135 Autos Made for Every 10,000 Russians
GM is also hedging its risks by exporting as many as 40,000 of the Russian-made vehicles, initially to Western and Central Europe, and Mexico. Longer term, GM is looking to increase its market share in Russia, one of the few nations with annual vehicle sales of more than 1 million units. "As Russian acquisition power grows, we intend to add to the Chevy brand," Herman said.
Imports haven't fared well in the Russian market. Russians have favored low-cost domestic models, as the average worker makes only around $110 a month. Russians bought only 48,000 imports in 2000, less than 5 percent of total sales.
The Nivas made for the Russian market will sell for around $8,000, GM officials said. However, 95 percent of the new autos purchased in Russia cost $5,000 or less, according to an A.T. Kearney report. With larger engines and more safety features, the exported Russian-made Nivas will sell for between $10,000 and $11,000.
Despite Russia's economic uncertainties, analysts see a large potential upside for the venture.

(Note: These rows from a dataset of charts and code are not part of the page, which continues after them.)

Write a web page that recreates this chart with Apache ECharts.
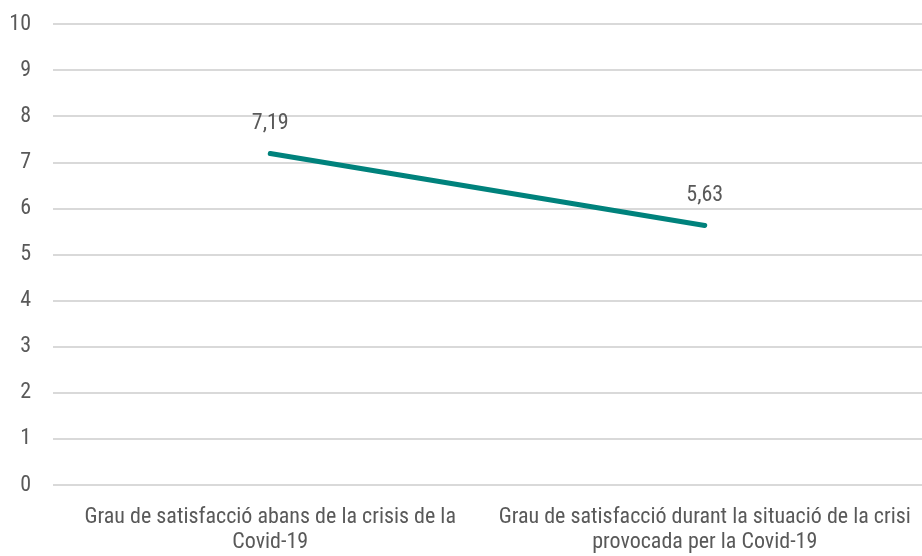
<!DOCTYPE html>
<html>
<head>
<meta charset="utf-8">
<script src="https://cdn.jsdelivr.net/npm/echarts@6/dist/echarts.min.js"></script>
<style>
  html, body { margin: 0; padding: 0; background: #fff; }
  #main { width: 922px; height: 556px; }
</style>
</head>
<body>
<div id="main"></div>
<script>
'use strict'
// categories and values
var categories = [
    'Grau de satisfacció abans de la crisis de la\nCovid-19',
    'Grau de satisfacció durant la situació de la crisi\nprovocada per la Covid-19'
];
var satisfaccio = [7.19, 5.63];
var yTicks = [0, 1, 2, 3, 4, 5, 6, 7, 8, 9, 10];

var font = "'Liberation Sans Narrow', 'Arial Narrow', 'Roboto Condensed', sans-serif";
var textColor = '#595959';
var lineColor = '#00827c';

var option = {
    animation: false,
    grid: {
        left: 53,
        right: 0,
        top: 24,
        bottom: 71
    },
    xAxis: {
        type: 'category',
        data: categories,
        axisLine: { show: false },
        axisTick: { show: false },
        axisLabel: {
            color: textColor,
            fontFamily: font,
            fontSize: 22,
            lineHeight: 25,
            margin: 20,
            interval: 0
        }
    },
    yAxis: {
        type: 'value',
        min: yTicks[0],
        max: yTicks[yTicks.length - 1],
        interval: 1,
        axisLine: { show: false },
        axisTick: { show: false },
        axisLabel: {
            color: textColor,
            fontFamily: font,
            fontSize: 22,
            margin: 22
        },
        splitLine: {
            lineStyle: { color: '#d9d9d9', width: 2 }
        }
    },
    series: [
        {
            type: 'line',
            data: satisfaccio,
            symbol: 'circle',
            symbolSize: 4,
            showSymbol: true,
            itemStyle: { color: lineColor, borderWidth: 0 },
            lineStyle: { color: lineColor, width: 5, cap: 'round' },
            label: {
                show: true,
                position: 'top',
                distance: 17,
                color: textColor,
                fontFamily: font,
                fontSize: 22,
                formatter: function (p) {
                    return p.value.toFixed(2).replace('.', ',');
                }
            }
        }
    ]
};

var myChart = echarts.init(document.getElementById('main'));
myChart.setOption(option);
</script>
</body>
</html>
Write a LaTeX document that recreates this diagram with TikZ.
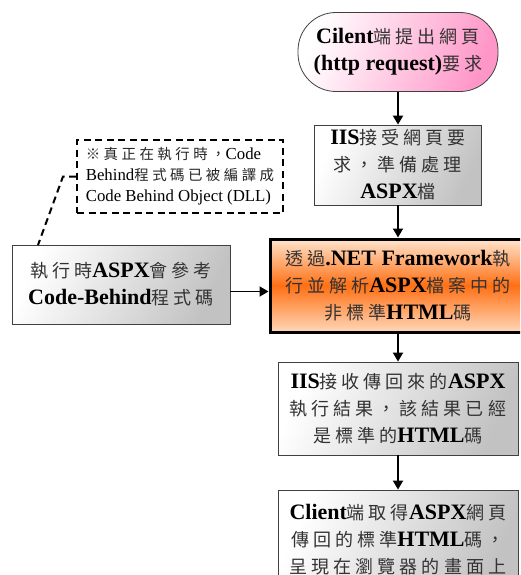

Wagoner summed up GM's upside: "Consider that for every 10,000 inhabitants, Russian now produces about 135 cars," he said. "That makes Russia one of the greatest potential automotive growth markets in the world."
AvtoVAZ Has Yet to Turn Profit
The stakes are even higher for formerly state-owned AvtoVAZ. Though stockholder-owned since 1993, the company has yet to turn a profit. Like much of Russia's auto industry, AvtoVAZ's facilities are outmoded. Installation of door handles and wiring, for example, are all done by hand. Unable to afford sophisticated technology, AvtoVAZ has had to meet increased demand by instead adding more workers.
That's where GM's investment comes into play. Many government officials view the JV as a potential model for inward investors. In fact, GM and AvtoVAZ officials met with Russian Prime Minister Mikhail Kasyanov before signing the final agreement.
The venture will also create a huge economic ripple. Project officials estimate that the new plant will create 6,000 supplier jobs, all of them Russian.
Both EBRD and the Russian government are hoping that the Togliatti plant will spur inward investment to Russia's outdated auto parts sector. The bank, according to Frank, may allocate as much as $200 million for investment in the nation's auto-component industry.
"We would in principle be ready to provide the financing to support such projects," Frank said.